Sehwag can make a similar claim. He may not know who Mankad was, but he knows how to hurt the spectator in the second row behind extra cover or hit between fielders with monotonous regularity. He may not be able to break down his batting into its component parts, but he breaks down the spirit of the bowler with rare consistency.
His cricketing intelligence is remarkable, not his historic sense or syntax
HIS ROLE in the rise of India to the No. 1 spot in Test cricket has been fundamental. In the last 25 Tests (eight series), he has scored more runs than anybody else (2,093 in 20 Tests) as India beat Pakistan, drew against South Africa, beat Australia, England, New Zealand and Sri Lanka (they lost in Australia and Sri Lanka).
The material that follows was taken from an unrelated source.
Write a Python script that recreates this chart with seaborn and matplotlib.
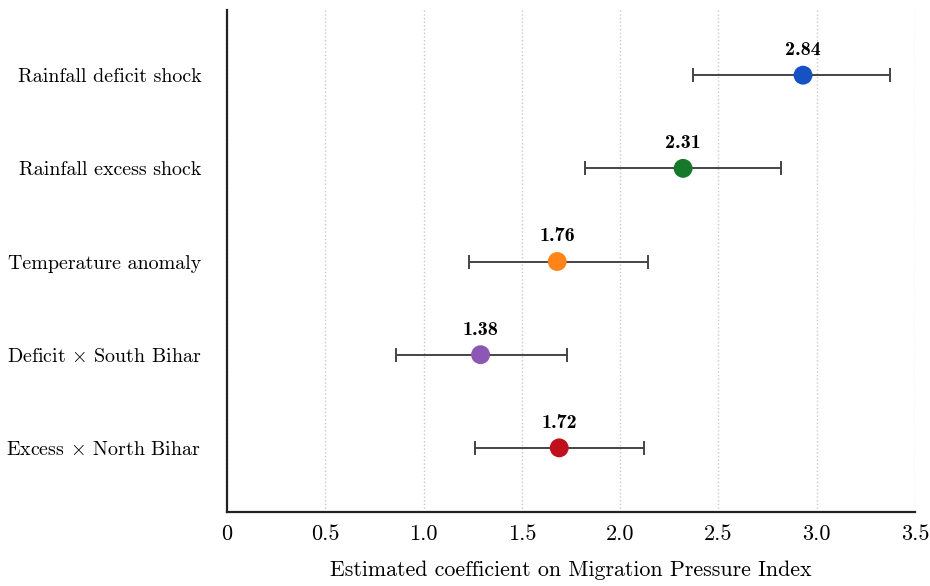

He has led India, been dropped from the team only to return and continue batting as before. His pace of scoring has usually given India enough time to bowl out the opposition. Against England in Chennai last year, his 83 off 68 balls set up an unlikely victory. In Melbourne he once made 195 in a day’s play and was caught on the fence. Not surprising, for this was the player who brought up his first triple century with a six – after all, the odds on getting caught remain the same whether you are on 195 or 295! This is a batsman of both courage and inspiration.
The pace also means that he is the one current player with the credentials to overhaul Brian Lara’s world record score of 400. That is, if he doesn’t do something unexpected at 395. Figures are for supermodels after all, not for opening batsmen with an attacking instinct unmatched in the modern game.